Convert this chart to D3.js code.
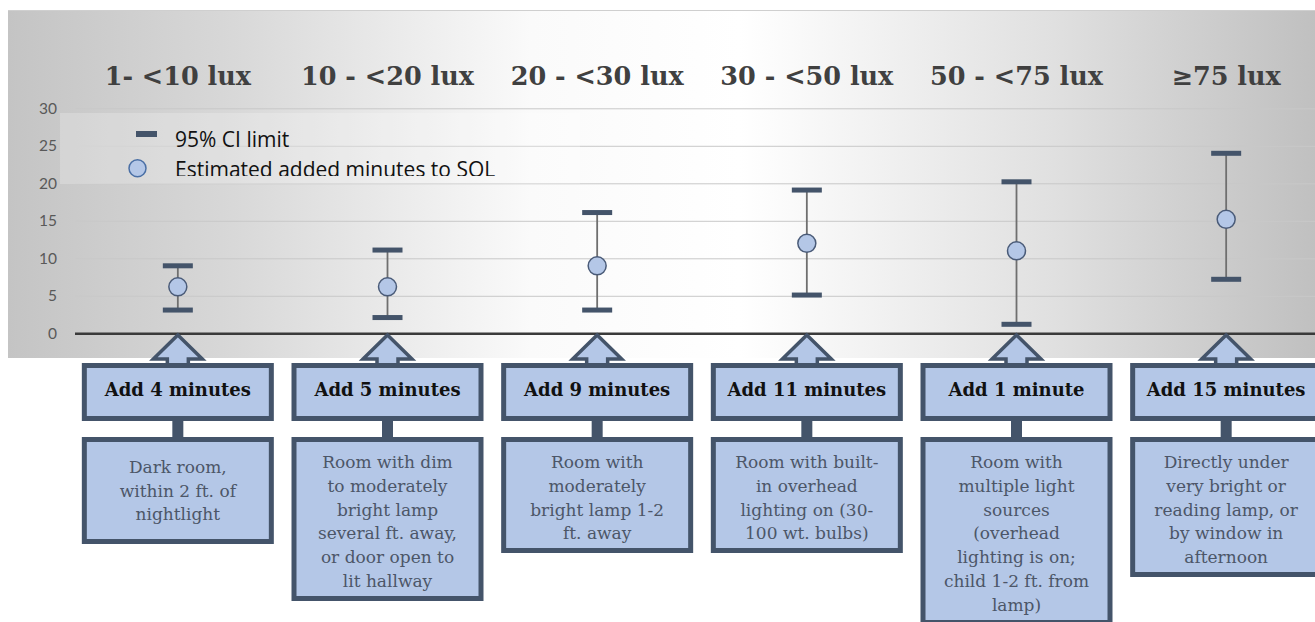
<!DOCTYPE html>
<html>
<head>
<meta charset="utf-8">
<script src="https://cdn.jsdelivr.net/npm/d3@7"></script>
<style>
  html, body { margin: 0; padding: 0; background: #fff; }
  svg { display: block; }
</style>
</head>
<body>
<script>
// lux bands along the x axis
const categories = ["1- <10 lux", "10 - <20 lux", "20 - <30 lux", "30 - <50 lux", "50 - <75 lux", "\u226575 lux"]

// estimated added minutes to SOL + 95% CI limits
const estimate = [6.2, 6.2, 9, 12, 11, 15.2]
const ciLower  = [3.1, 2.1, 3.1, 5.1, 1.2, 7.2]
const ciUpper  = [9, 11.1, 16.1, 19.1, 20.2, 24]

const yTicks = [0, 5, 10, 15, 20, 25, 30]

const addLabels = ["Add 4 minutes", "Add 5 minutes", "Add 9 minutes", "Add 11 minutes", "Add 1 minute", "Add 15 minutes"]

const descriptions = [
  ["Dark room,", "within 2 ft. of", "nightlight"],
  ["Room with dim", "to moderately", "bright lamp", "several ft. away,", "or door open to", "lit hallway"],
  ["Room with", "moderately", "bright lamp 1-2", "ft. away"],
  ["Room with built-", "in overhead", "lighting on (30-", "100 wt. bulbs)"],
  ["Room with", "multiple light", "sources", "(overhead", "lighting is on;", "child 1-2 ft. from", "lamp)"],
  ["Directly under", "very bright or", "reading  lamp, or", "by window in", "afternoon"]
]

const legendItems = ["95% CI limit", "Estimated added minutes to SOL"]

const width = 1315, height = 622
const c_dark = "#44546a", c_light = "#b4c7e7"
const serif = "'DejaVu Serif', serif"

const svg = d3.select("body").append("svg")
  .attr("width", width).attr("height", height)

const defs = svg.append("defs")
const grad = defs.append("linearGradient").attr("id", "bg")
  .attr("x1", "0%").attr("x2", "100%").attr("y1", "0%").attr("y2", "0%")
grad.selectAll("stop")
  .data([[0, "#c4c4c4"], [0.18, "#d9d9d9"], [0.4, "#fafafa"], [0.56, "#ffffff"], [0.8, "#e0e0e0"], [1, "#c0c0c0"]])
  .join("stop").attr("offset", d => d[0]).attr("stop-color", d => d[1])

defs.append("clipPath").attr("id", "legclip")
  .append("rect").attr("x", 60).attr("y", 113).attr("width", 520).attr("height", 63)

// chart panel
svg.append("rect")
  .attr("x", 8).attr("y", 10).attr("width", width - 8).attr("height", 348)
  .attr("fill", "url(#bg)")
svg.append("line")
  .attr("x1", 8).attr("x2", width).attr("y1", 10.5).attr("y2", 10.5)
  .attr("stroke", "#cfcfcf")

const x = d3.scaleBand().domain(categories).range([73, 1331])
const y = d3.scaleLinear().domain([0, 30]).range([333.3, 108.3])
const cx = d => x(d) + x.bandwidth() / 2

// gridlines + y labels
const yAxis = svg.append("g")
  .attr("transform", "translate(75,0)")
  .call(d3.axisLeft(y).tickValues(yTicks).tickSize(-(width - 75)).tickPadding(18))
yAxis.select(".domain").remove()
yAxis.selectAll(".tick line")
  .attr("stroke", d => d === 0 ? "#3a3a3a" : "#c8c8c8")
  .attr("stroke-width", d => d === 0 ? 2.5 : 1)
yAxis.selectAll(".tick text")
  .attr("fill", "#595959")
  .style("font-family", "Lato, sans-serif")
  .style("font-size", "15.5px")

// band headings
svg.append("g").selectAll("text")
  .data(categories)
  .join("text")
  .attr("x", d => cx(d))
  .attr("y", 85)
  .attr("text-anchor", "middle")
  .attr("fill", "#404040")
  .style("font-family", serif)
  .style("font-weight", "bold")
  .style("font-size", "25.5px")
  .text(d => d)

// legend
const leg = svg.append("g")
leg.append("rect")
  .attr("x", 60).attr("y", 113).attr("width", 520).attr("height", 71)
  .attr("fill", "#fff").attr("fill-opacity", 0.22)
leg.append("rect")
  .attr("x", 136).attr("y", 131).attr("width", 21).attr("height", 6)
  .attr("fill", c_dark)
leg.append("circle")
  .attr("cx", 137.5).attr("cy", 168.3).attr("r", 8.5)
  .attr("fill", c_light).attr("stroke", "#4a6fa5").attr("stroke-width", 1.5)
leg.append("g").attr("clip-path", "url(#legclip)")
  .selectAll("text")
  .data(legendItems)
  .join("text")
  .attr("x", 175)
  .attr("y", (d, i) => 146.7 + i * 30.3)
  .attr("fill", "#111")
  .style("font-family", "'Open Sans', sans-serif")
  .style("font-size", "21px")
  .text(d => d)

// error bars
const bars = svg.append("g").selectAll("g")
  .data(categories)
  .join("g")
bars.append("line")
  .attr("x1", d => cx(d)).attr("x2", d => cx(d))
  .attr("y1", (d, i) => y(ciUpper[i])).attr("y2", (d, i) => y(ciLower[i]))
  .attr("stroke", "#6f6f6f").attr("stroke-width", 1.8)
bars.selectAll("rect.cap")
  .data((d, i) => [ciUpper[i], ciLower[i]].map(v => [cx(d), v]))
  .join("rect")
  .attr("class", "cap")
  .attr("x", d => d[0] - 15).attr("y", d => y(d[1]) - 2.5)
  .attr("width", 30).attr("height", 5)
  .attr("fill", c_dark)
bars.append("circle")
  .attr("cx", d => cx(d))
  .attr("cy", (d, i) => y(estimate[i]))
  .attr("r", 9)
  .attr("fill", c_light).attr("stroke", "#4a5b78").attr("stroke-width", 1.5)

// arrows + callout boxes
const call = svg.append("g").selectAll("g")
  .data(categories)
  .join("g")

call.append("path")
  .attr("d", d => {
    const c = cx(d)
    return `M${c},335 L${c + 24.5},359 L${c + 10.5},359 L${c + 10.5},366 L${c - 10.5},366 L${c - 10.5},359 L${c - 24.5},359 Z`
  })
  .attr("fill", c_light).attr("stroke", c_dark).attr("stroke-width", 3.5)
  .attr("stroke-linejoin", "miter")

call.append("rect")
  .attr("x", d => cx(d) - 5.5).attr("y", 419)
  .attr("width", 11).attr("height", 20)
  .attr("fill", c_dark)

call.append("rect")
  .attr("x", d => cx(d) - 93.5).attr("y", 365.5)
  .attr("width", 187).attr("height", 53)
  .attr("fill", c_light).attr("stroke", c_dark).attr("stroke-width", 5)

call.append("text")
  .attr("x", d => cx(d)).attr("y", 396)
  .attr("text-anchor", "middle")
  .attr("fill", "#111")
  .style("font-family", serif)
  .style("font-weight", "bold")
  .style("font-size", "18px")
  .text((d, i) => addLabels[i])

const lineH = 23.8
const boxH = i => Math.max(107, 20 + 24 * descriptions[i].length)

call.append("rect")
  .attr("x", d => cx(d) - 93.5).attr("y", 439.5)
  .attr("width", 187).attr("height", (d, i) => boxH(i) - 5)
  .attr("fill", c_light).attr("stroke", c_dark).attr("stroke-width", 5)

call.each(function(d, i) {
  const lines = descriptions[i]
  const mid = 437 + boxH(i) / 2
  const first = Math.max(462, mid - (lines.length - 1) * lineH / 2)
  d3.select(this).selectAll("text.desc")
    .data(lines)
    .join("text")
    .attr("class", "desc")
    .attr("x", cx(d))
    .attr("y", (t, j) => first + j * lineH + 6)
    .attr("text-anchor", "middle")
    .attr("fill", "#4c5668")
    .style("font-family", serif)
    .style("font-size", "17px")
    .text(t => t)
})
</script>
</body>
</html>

**TASK STATEMENT**
Without the pictures, repeat the listing above exactly.

**ANSWER TO THE PROBLEM**
Convert this chart to D3.js code.
<!DOCTYPE html>
<html>
<head>
<meta charset="utf-8">
<script src="https://cdn.jsdelivr.net/npm/d3@7"></script>
<style>
  html, body { margin: 0; padding: 0; background: #fff; }
  svg { display: block; }
</style>
</head>
<body>
<script>
// lux bands along the x axis
const categories = ["1- <10 lux", "10 - <20 lux", "20 - <30 lux", "30 - <50 lux", "50 - <75 lux", "\u226575 lux"]

// estimated added minutes to SOL + 95% CI limits
const estimate = [6.2, 6.2, 9, 12, 11, 15.2]
const ciLower  = [3.1, 2.1, 3.1, 5.1, 1.2, 7.2]
const ciUpper  = [9, 11.1, 16.1, 19.1, 20.2, 24]

const yTicks = [0, 5, 10, 15, 20, 25, 30]

const addLabels = ["Add 4 minutes", "Add 5 minutes", "Add 9 minutes", "Add 11 minutes", "Add 1 minute", "Add 15 minutes"]

const descriptions = [
  ["Dark room,", "within 2 ft. of", "nightlight"],
  ["Room with dim", "to moderately", "bright lamp", "several ft. away,", "or door open to", "lit hallway"],
  ["Room with", "moderately", "bright lamp 1-2", "ft. away"],
  ["Room with built-", "in overhead", "lighting on (30-", "100 wt. bulbs)"],
  ["Room with", "multiple light", "sources", "(overhead", "lighting is on;", "child 1-2 ft. from", "lamp)"],
  ["Directly under", "very bright or", "reading  lamp, or", "by window in", "afternoon"]
]

const legendItems = ["95% CI limit", "Estimated added minutes to SOL"]

const width = 1315, height = 622
const c_dark = "#44546a", c_light = "#b4c7e7"
const serif = "'DejaVu Serif', serif"

const svg = d3.select("body").append("svg")
  .attr("width", width).attr("height", height)

const defs = svg.append("defs")
const grad = defs.append("linearGradient").attr("id", "bg")
  .attr("x1", "0%").attr("x2", "100%").attr("y1", "0%").attr("y2", "0%")
grad.selectAll("stop")
  .data([[0, "#c4c4c4"], [0.18, "#d9d9d9"], [0.4, "#fafafa"], [0.56, "#ffffff"], [0.8, "#e0e0e0"], [1, "#c0c0c0"]])
  .join("stop").attr("offset", d => d[0]).attr("stop-color", d => d[1])

defs.append("clipPath").attr("id", "legclip")
  .append("rect").attr("x", 60).attr("y", 113).attr("width", 520).attr("height", 63)

// chart panel
svg.append("rect")
  .attr("x", 8).attr("y", 10).attr("width", width - 8).attr("height", 348)
  .attr("fill", "url(#bg)")
svg.append("line")
  .attr("x1", 8).attr("x2", width).attr("y1", 10.5).attr("y2", 10.5)
  .attr("stroke", "#cfcfcf")

const x = d3.scaleBand().domain(categories).range([73, 1331])
const y = d3.scaleLinear().domain([0, 30]).range([333.3, 108.3])
const cx = d => x(d) + x.bandwidth() / 2

// gridlines + y labels
const yAxis = svg.append("g")
  .attr("transform", "translate(75,0)")
  .call(d3.axisLeft(y).tickValues(yTicks).tickSize(-(width - 75)).tickPadding(18))
yAxis.select(".domain").remove()
yAxis.selectAll(".tick line")
  .attr("stroke", d => d === 0 ? "#3a3a3a" : "#c8c8c8")
  .attr("stroke-width", d => d === 0 ? 2.5 : 1)
yAxis.selectAll(".tick text")
  .attr("fill", "#595959")
  .style("font-family", "Lato, sans-serif")
  .style("font-size", "15.5px")

// band headings
svg.append("g").selectAll("text")
  .data(categories)
  .join("text")
  .attr("x", d => cx(d))
  .attr("y", 85)
  .attr("text-anchor", "middle")
  .attr("fill", "#404040")
  .style("font-family", serif)
  .style("font-weight", "bold")
  .style("font-size", "25.5px")
  .text(d => d)

// legend
const leg = svg.append("g")
leg.append("rect")
  .attr("x", 60).attr("y", 113).attr("width", 520).attr("height", 71)
  .attr("fill", "#fff").attr("fill-opacity", 0.22)
leg.append("rect")
  .attr("x", 136).attr("y", 131).attr("width", 21).attr("height", 6)
  .attr("fill", c_dark)
leg.append("circle")
  .attr("cx", 137.5).attr("cy", 168.3).attr("r", 8.5)
  .attr("fill", c_light).attr("stroke", "#4a6fa5").attr("stroke-width", 1.5)
leg.append("g").attr("clip-path", "url(#legclip)")
  .selectAll("text")
  .data(legendItems)
  .join("text")
  .attr("x", 175)
  .attr("y", (d, i) => 146.7 + i * 30.3)
  .attr("fill", "#111")
  .style("font-family", "'Open Sans', sans-serif")
  .style("font-size", "21px")
  .text(d => d)

// error bars
const bars = svg.append("g").selectAll("g")
  .data(categories)
  .join("g")
bars.append("line")
  .attr("x1", d => cx(d)).attr("x2", d => cx(d))
  .attr("y1", (d, i) => y(ciUpper[i])).attr("y2", (d, i) => y(ciLower[i]))
  .attr("stroke", "#6f6f6f").attr("stroke-width", 1.8)
bars.selectAll("rect.cap")
  .data((d, i) => [ciUpper[i], ciLower[i]].map(v => [cx(d), v]))
  .join("rect")
  .attr("class", "cap")
  .attr("x", d => d[0] - 15).attr("y", d => y(d[1]) - 2.5)
  .attr("width", 30).attr("height", 5)
  .attr("fill", c_dark)
bars.append("circle")
  .attr("cx", d => cx(d))
  .attr("cy", (d, i) => y(estimate[i]))
  .attr("r", 9)
  .attr("fill", c_light).attr("stroke", "#4a5b78").attr("stroke-width", 1.5)

// arrows + callout boxes
const call = svg.append("g").selectAll("g")
  .data(categories)
  .join("g")

call.append("path")
  .attr("d", d => {
    const c = cx(d)
    return `M${c},335 L${c + 24.5},359 L${c + 10.5},359 L${c + 10.5},366 L${c - 10.5},366 L${c - 10.5},359 L${c - 24.5},359 Z`
  })
  .attr("fill", c_light).attr("stroke", c_dark).attr("stroke-width", 3.5)
  .attr("stroke-linejoin", "miter")

call.append("rect")
  .attr("x", d => cx(d) - 5.5).attr("y", 419)
  .attr("width", 11).attr("height", 20)
  .attr("fill", c_dark)

call.append("rect")
  .attr("x", d => cx(d) - 93.5).attr("y", 365.5)
  .attr("width", 187).attr("height", 53)
  .attr("fill", c_light).attr("stroke", c_dark).attr("stroke-width", 5)

call.append("text")
  .attr("x", d => cx(d)).attr("y", 396)
  .attr("text-anchor", "middle")
  .attr("fill", "#111")
  .style("font-family", serif)
  .style("font-weight", "bold")
  .style("font-size", "18px")
  .text((d, i) => addLabels[i])

const lineH = 23.8
const boxH = i => Math.max(107, 20 + 24 * descriptions[i].length)

call.append("rect")
  .attr("x", d => cx(d) - 93.5).attr("y", 439.5)
  .attr("width", 187).attr("height", (d, i) => boxH(i) - 5)
  .attr("fill", c_light).attr("stroke", c_dark).attr("stroke-width", 5)

call.each(function(d, i) {
  const lines = descriptions[i]
  const mid = 437 + boxH(i) / 2
  const first = Math.max(462, mid - (lines.length - 1) * lineH / 2)
  d3.select(this).selectAll("text.desc")
    .data(lines)
    .join("text")
    .attr("class", "desc")
    .attr("x", cx(d))
    .attr("y", (t, j) => first + j * lineH + 6)
    .attr("text-anchor", "middle")
    .attr("fill", "#4c5668")
    .style("font-family", serif)
    .style("font-size", "17px")
    .text(t => t)
})
</script>
</body>
</html>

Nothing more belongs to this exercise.